* _WHAT IS REQUIRED_
Omit pictures and quote the listing below line by line, from its start through the line that holds "const u2Ticks = [0, 1000, 2000, 3000];".

□ □ □

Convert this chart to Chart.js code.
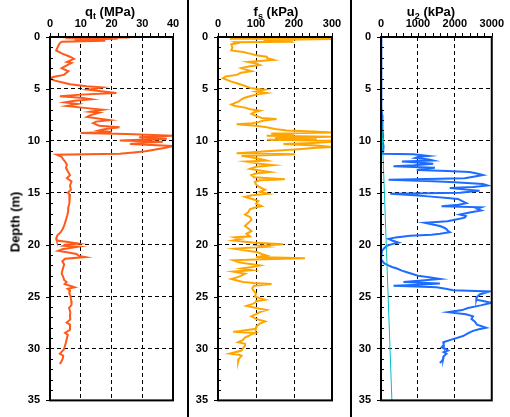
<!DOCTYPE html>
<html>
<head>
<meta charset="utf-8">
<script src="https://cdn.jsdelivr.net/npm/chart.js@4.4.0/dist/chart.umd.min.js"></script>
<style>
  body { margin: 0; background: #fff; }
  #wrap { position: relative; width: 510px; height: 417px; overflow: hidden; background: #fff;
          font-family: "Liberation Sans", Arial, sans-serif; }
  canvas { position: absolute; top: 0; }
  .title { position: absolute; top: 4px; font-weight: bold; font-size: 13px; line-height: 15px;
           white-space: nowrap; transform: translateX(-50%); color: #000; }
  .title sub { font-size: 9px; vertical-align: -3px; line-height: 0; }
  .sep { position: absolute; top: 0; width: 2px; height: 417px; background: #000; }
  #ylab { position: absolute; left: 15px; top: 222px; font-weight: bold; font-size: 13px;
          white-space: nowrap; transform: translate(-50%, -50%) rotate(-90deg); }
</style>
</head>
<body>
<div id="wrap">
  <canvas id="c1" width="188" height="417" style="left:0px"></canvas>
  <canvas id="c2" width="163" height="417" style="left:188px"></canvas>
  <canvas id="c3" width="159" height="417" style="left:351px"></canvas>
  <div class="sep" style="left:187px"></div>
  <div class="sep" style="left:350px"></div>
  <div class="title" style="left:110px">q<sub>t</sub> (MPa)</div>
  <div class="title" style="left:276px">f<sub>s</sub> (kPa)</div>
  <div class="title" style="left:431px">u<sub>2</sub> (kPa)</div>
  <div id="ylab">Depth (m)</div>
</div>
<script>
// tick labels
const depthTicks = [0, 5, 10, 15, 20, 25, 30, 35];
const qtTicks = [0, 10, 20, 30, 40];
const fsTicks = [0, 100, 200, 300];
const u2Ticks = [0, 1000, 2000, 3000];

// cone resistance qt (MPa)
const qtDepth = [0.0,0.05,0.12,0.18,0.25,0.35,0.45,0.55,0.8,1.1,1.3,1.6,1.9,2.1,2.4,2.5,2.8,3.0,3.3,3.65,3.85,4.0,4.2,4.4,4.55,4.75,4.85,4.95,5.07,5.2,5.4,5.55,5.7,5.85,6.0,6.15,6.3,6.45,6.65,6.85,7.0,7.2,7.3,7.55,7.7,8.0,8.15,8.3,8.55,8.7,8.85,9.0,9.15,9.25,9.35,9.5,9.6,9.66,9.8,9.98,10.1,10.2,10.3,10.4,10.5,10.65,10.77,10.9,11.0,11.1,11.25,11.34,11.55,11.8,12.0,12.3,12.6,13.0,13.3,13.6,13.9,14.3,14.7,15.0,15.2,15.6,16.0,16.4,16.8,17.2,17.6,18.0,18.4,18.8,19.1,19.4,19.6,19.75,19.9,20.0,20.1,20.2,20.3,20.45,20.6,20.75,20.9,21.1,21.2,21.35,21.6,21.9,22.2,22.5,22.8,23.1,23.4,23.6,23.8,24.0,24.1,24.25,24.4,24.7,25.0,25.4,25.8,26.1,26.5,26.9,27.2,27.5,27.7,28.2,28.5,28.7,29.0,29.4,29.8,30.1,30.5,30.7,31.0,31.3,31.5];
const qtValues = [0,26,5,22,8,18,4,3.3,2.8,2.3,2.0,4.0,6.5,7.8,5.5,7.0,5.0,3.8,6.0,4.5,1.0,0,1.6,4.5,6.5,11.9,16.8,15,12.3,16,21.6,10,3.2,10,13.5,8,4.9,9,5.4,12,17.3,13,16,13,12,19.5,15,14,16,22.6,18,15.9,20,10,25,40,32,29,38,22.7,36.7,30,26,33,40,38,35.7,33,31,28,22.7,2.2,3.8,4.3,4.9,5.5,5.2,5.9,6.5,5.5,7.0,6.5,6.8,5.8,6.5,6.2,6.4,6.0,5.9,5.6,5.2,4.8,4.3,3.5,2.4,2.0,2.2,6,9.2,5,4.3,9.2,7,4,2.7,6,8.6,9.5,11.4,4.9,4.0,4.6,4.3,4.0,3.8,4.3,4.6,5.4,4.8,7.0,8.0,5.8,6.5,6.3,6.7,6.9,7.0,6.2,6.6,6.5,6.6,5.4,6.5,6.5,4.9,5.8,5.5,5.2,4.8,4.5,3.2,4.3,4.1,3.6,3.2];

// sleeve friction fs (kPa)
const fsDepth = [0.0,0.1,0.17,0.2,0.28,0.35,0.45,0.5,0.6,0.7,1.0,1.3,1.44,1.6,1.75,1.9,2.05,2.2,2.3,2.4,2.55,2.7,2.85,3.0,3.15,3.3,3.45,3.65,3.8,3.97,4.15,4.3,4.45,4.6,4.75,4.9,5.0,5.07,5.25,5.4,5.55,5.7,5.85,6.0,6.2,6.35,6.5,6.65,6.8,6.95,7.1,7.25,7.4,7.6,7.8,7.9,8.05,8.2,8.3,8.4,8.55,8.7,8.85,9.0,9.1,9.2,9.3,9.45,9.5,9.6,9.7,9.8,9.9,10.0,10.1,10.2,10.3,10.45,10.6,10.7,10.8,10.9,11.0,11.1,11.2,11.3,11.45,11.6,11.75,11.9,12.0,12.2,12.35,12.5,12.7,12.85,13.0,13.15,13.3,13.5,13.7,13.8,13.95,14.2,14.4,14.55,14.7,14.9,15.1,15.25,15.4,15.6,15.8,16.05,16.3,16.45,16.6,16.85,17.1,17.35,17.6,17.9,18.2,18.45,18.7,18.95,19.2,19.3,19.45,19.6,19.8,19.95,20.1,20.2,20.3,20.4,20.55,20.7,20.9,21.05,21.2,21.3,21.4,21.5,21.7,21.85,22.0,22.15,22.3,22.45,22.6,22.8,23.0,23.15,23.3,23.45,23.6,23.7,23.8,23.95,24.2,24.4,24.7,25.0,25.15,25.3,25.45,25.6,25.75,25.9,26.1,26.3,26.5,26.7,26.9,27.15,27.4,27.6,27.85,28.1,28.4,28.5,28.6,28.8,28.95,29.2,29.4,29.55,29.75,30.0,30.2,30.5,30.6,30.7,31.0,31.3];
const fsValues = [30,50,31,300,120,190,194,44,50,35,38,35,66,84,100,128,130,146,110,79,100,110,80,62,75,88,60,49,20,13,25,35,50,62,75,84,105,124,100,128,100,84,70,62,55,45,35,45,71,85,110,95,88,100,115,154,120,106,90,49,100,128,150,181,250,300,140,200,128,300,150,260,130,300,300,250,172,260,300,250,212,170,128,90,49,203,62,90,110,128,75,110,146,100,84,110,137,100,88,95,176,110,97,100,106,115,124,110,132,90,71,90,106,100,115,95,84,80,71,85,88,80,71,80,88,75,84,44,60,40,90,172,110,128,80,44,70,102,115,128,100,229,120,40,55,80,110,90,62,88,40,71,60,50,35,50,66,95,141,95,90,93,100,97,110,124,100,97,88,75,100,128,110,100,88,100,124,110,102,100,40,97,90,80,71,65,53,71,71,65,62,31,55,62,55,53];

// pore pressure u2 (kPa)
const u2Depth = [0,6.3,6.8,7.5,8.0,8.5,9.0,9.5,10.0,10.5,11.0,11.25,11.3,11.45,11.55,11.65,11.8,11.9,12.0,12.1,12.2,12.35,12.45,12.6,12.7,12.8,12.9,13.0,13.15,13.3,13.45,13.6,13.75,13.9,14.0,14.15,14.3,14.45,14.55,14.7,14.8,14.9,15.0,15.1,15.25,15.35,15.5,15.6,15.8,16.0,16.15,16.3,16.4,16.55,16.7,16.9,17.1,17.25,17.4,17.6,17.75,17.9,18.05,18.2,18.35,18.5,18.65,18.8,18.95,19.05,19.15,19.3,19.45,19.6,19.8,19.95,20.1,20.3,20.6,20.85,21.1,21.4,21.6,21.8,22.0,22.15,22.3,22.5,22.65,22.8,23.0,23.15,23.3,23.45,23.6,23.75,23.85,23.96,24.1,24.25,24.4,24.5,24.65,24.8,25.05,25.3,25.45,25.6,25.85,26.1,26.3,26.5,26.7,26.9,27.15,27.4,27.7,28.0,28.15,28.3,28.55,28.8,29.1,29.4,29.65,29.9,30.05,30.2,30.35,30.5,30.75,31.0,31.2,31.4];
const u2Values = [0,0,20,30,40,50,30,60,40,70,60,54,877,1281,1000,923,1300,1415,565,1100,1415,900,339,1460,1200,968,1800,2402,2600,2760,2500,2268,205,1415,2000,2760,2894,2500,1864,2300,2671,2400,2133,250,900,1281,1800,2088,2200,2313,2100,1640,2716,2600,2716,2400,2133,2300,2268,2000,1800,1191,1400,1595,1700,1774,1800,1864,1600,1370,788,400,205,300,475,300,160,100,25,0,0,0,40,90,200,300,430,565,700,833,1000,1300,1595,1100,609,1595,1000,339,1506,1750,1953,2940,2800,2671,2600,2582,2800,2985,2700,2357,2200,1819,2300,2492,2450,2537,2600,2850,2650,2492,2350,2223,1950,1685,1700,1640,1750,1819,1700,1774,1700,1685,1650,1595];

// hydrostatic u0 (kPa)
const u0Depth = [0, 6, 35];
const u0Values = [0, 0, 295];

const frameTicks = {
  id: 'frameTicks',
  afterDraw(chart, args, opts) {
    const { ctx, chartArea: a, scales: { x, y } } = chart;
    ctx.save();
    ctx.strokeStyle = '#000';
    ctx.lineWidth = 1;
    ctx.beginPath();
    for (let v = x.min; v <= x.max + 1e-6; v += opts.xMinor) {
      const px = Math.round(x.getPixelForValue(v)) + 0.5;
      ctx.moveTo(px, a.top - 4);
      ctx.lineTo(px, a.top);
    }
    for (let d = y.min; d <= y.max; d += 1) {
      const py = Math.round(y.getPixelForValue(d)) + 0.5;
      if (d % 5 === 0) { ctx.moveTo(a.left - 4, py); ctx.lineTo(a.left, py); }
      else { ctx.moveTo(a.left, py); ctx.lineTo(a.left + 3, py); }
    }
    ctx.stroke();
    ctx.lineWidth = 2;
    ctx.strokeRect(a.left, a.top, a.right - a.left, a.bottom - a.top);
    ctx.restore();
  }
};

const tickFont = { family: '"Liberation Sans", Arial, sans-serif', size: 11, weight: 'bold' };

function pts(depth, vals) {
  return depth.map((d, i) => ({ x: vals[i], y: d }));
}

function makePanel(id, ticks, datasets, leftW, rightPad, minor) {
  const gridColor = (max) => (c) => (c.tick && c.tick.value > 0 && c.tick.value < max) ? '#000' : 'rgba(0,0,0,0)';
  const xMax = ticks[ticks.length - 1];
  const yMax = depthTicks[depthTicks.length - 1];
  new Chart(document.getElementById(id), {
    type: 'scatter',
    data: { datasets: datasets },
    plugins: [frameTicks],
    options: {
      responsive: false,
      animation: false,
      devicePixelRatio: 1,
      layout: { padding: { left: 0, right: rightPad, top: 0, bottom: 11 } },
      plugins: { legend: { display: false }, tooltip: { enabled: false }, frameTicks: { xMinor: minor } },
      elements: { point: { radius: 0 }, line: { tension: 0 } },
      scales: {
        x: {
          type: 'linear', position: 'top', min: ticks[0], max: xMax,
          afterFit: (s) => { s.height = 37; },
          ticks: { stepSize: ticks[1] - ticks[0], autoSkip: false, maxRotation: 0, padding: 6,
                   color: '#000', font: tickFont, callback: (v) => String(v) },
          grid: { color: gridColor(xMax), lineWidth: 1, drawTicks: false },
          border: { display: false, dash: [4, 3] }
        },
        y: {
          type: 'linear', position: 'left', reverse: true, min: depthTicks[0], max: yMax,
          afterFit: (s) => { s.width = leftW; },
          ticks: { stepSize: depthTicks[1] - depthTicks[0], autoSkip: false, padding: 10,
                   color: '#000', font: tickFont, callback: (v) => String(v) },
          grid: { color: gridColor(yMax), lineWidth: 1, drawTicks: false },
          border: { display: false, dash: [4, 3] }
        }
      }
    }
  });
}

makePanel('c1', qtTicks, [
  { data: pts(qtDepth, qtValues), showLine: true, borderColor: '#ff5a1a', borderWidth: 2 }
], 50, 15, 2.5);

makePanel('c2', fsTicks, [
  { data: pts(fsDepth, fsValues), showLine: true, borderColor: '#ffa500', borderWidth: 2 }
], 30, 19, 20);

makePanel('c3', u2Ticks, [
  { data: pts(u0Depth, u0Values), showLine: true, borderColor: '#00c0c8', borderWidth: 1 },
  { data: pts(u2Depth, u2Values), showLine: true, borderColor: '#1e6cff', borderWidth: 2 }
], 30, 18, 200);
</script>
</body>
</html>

□ □ □

* _TASK OUTPUT_
Convert this chart to Chart.js code.
<!DOCTYPE html>
<html>
<head>
<meta charset="utf-8">
<script src="https://cdn.jsdelivr.net/npm/chart.js@4.4.0/dist/chart.umd.min.js"></script>
<style>
  body { margin: 0; background: #fff; }
  #wrap { position: relative; width: 510px; height: 417px; overflow: hidden; background: #fff;
          font-family: "Liberation Sans", Arial, sans-serif; }
  canvas { position: absolute; top: 0; }
  .title { position: absolute; top: 4px; font-weight: bold; font-size: 13px; line-height: 15px;
           white-space: nowrap; transform: translateX(-50%); color: #000; }
  .title sub { font-size: 9px; vertical-align: -3px; line-height: 0; }
  .sep { position: absolute; top: 0; width: 2px; height: 417px; background: #000; }
  #ylab { position: absolute; left: 15px; top: 222px; font-weight: bold; font-size: 13px;
          white-space: nowrap; transform: translate(-50%, -50%) rotate(-90deg); }
</style>
</head>
<body>
<div id="wrap">
  <canvas id="c1" width="188" height="417" style="left:0px"></canvas>
  <canvas id="c2" width="163" height="417" style="left:188px"></canvas>
  <canvas id="c3" width="159" height="417" style="left:351px"></canvas>
  <div class="sep" style="left:187px"></div>
  <div class="sep" style="left:350px"></div>
  <div class="title" style="left:110px">q<sub>t</sub> (MPa)</div>
  <div class="title" style="left:276px">f<sub>s</sub> (kPa)</div>
  <div class="title" style="left:431px">u<sub>2</sub> (kPa)</div>
  <div id="ylab">Depth (m)</div>
</div>
<script>
// tick labels
const depthTicks = [0, 5, 10, 15, 20, 25, 30, 35];
const qtTicks = [0, 10, 20, 30, 40];
const fsTicks = [0, 100, 200, 300];
const u2Ticks = [0, 1000, 2000, 3000];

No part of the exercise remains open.